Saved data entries
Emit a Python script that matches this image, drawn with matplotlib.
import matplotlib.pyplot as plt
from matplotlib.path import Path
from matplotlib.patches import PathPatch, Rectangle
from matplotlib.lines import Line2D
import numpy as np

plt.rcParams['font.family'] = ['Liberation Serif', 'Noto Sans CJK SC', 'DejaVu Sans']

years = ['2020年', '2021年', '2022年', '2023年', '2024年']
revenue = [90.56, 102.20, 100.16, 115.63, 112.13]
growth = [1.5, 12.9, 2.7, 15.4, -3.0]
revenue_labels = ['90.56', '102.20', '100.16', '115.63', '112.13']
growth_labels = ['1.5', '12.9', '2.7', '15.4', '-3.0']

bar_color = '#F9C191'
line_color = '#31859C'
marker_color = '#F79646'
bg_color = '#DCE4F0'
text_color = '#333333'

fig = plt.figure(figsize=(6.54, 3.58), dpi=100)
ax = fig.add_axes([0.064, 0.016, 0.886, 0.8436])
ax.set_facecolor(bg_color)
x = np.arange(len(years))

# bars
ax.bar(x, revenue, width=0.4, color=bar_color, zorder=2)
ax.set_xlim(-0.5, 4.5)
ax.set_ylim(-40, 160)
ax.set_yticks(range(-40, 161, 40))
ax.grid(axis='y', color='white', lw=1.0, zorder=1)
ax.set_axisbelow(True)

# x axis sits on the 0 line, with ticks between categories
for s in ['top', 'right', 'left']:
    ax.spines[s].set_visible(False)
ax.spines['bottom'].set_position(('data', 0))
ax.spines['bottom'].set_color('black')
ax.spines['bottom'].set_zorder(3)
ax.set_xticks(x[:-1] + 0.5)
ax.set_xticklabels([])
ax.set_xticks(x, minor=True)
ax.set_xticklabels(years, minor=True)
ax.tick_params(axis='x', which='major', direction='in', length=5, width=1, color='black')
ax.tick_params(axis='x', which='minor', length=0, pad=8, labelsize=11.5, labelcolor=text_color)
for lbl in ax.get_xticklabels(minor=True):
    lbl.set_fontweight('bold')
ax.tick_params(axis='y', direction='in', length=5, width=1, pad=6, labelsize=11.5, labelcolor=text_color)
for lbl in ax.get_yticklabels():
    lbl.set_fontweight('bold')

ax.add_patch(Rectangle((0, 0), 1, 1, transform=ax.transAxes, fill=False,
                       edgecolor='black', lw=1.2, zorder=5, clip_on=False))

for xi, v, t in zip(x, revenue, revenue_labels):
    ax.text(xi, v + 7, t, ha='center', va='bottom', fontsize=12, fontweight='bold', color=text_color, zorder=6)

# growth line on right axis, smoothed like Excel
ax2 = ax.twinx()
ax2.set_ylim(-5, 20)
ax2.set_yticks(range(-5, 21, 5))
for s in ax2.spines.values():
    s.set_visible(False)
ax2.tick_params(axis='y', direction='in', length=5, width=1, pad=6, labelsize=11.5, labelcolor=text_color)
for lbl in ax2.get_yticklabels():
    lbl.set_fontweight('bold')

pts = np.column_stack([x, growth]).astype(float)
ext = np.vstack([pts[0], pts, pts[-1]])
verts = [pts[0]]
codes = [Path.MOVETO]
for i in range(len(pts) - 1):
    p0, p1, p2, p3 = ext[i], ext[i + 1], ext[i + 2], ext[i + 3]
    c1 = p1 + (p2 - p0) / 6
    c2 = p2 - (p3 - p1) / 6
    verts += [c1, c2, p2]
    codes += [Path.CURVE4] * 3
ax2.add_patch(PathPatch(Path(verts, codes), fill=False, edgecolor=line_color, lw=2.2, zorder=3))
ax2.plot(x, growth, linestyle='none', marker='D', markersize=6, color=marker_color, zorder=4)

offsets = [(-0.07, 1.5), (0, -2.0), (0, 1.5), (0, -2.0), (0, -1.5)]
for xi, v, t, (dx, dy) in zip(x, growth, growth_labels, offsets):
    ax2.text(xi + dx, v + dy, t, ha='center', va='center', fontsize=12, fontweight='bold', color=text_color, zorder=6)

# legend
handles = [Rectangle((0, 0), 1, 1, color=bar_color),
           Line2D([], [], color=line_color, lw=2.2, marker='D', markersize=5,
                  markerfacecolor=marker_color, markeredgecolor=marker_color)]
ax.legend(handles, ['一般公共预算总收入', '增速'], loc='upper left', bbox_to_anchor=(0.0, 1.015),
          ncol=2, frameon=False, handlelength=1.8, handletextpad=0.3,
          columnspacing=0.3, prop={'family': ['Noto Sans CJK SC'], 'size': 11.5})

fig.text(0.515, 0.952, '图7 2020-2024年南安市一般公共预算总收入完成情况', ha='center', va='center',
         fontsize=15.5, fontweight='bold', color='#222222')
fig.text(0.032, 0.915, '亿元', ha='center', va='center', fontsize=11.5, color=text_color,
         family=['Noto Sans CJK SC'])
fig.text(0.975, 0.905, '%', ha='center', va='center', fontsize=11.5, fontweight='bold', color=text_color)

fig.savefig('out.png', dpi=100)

==

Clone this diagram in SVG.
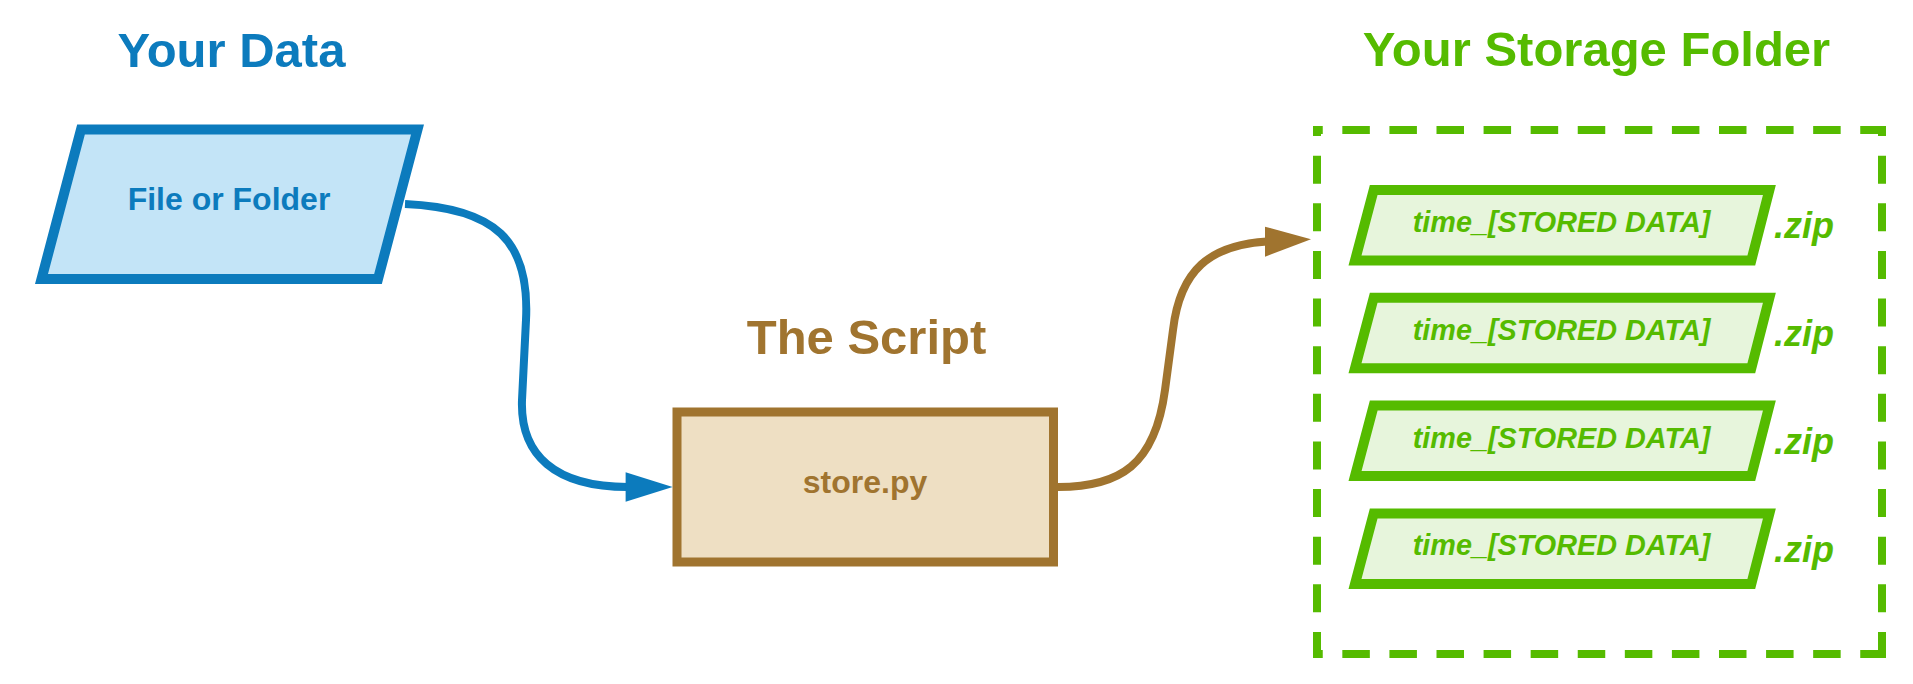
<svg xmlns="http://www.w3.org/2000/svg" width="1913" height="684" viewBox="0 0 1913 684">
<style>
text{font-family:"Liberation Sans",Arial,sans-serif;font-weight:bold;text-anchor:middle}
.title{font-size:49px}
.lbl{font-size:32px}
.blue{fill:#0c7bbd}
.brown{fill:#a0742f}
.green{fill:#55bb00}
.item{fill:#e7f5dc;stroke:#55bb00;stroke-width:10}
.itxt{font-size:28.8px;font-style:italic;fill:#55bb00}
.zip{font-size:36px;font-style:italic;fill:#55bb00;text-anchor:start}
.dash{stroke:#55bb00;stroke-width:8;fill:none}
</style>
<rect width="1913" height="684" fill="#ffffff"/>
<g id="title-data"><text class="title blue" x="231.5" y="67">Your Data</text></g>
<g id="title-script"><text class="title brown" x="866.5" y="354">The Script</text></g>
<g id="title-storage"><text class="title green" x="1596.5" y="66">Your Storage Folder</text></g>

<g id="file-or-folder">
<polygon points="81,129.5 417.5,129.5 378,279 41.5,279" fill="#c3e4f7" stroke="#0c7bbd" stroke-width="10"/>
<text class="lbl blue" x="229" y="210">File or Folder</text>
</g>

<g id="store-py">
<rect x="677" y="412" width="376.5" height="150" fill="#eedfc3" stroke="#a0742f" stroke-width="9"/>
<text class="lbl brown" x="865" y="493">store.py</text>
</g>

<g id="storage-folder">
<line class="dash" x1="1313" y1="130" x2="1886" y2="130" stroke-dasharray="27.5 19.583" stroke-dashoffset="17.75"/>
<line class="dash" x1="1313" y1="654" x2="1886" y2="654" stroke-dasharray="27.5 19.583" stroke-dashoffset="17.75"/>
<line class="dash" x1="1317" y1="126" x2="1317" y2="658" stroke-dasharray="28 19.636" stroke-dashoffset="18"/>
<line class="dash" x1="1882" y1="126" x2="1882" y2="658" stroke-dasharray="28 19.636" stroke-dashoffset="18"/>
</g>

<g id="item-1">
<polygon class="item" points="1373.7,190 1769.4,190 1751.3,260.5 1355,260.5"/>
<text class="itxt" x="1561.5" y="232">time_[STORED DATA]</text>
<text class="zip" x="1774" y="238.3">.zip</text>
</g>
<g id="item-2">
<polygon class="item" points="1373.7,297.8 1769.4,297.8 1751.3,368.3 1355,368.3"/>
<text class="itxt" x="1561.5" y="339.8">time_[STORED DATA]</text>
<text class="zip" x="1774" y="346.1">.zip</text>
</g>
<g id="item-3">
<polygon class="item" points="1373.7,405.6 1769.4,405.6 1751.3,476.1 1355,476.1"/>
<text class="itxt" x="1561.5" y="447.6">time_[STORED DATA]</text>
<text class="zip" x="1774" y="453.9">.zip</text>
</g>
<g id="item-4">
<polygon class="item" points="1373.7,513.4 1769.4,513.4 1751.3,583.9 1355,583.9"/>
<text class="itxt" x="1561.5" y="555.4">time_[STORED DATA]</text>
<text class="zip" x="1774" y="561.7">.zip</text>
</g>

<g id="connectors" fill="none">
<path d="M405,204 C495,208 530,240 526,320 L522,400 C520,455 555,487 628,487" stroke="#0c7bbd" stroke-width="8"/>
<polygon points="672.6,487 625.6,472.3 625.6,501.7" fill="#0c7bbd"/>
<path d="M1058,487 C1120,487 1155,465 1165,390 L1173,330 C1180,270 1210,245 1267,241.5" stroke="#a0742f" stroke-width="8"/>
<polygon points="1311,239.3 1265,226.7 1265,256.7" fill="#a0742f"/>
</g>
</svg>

* * *

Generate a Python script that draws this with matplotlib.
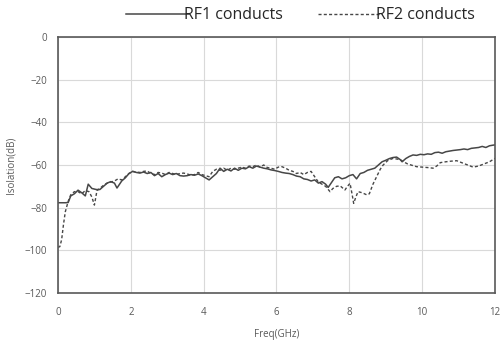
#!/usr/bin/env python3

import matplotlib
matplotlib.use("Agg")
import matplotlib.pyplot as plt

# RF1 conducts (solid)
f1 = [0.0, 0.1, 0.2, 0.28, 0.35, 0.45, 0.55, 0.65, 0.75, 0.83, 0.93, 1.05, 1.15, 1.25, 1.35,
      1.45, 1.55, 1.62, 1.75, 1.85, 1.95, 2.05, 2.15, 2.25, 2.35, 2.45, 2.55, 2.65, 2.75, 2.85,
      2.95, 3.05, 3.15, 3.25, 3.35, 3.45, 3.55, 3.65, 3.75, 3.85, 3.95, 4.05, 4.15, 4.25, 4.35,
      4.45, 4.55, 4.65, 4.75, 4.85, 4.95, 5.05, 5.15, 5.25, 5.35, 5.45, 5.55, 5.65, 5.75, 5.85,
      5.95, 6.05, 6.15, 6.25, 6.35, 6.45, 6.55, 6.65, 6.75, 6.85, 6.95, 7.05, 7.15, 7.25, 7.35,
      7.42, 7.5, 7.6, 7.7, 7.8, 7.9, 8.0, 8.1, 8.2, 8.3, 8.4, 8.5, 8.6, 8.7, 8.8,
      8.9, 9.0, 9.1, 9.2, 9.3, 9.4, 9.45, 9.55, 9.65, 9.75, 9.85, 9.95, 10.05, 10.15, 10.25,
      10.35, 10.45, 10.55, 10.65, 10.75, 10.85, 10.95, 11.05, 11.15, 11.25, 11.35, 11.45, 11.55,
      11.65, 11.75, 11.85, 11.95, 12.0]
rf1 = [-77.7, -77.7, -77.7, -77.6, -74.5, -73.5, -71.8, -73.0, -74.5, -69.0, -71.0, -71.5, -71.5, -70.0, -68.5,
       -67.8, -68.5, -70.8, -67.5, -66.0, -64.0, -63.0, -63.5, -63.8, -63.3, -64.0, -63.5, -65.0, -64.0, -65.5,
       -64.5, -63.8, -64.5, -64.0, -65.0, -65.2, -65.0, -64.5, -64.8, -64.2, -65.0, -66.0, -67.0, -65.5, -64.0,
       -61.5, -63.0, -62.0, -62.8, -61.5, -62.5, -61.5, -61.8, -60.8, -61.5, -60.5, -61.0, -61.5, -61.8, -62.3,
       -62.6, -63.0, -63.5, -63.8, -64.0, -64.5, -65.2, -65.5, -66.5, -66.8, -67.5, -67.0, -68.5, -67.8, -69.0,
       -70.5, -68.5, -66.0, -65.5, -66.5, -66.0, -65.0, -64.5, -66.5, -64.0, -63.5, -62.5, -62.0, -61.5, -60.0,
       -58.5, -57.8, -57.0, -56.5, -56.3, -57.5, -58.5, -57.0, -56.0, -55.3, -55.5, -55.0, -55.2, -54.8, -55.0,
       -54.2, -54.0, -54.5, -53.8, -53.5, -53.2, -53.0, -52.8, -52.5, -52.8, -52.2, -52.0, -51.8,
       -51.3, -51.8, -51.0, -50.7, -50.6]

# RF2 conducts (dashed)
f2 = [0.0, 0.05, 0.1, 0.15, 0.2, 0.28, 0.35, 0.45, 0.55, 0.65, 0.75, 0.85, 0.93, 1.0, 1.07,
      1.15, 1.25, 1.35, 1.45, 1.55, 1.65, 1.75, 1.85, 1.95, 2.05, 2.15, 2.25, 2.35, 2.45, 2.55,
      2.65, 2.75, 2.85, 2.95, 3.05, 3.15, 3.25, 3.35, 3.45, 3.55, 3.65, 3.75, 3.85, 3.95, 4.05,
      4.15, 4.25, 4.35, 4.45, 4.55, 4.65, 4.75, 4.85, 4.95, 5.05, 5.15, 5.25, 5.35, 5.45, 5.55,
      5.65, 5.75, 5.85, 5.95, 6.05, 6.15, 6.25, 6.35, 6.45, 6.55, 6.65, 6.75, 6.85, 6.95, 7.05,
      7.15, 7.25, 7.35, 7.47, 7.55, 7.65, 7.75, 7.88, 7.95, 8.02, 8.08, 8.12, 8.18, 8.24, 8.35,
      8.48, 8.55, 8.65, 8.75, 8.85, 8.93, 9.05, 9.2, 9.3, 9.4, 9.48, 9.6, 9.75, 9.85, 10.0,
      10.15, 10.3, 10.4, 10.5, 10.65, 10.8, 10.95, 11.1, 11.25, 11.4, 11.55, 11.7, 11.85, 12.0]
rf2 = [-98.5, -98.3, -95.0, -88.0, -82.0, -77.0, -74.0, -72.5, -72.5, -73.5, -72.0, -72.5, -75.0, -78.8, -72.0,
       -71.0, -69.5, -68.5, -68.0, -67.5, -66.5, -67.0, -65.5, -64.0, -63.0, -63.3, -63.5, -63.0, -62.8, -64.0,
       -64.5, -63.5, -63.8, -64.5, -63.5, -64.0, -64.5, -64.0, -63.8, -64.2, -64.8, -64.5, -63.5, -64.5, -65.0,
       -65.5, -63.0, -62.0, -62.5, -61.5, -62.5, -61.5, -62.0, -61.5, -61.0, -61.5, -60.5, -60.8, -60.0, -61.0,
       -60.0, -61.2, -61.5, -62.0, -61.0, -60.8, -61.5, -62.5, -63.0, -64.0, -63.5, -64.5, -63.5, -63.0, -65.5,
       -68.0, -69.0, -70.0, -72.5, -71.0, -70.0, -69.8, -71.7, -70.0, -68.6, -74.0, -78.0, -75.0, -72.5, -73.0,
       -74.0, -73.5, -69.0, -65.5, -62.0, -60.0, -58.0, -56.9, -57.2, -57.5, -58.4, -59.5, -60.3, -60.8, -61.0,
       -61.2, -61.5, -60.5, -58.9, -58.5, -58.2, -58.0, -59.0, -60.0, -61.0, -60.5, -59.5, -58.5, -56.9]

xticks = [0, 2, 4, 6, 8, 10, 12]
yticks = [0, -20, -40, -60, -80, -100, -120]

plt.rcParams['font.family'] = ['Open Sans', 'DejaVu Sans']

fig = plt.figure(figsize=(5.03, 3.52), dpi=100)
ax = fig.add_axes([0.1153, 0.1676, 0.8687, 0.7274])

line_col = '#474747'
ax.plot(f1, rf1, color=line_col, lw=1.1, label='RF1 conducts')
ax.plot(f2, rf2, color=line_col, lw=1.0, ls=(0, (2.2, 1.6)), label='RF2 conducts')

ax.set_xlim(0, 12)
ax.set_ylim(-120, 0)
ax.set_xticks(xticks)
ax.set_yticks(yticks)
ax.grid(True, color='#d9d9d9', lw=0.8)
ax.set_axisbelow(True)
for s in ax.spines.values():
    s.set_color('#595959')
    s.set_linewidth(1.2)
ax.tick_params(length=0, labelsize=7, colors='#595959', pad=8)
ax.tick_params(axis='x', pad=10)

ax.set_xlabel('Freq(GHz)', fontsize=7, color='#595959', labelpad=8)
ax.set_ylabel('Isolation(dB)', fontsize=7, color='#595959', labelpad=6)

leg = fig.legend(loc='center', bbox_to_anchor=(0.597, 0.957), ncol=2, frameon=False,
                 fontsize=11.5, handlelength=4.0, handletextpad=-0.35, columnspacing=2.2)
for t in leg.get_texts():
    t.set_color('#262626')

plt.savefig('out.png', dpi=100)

Description of the task |
Retype precisely, and only, the span of lines that opens at the line containing "Emit a Python" and closes at the line containing "x = np.arange(len(years))", both inclusive.

Output of the task |
Emit a Python script that matches this image, drawn with matplotlib.
import matplotlib.pyplot as plt
from matplotlib.path import Path
from matplotlib.patches import PathPatch, Rectangle
from matplotlib.lines import Line2D
import numpy as np

plt.rcParams['font.family'] = ['Liberation Serif', 'Noto Sans CJK SC', 'DejaVu Sans']

years = ['2020年', '2021年', '2022年', '2023年', '2024年']
revenue = [90.56, 102.20, 100.16, 115.63, 112.13]
growth = [1.5, 12.9, 2.7, 15.4, -3.0]
revenue_labels = ['90.56', '102.20', '100.16', '115.63', '112.13']
growth_labels = ['1.5', '12.9', '2.7', '15.4', '-3.0']

bar_color = '#F9C191'
line_color = '#31859C'
marker_color = '#F79646'
bg_color = '#DCE4F0'
text_color = '#333333'

fig = plt.figure(figsize=(6.54, 3.58), dpi=100)
ax = fig.add_axes([0.064, 0.016, 0.886, 0.8436])
ax.set_facecolor(bg_color)
x = np.arange(len(years))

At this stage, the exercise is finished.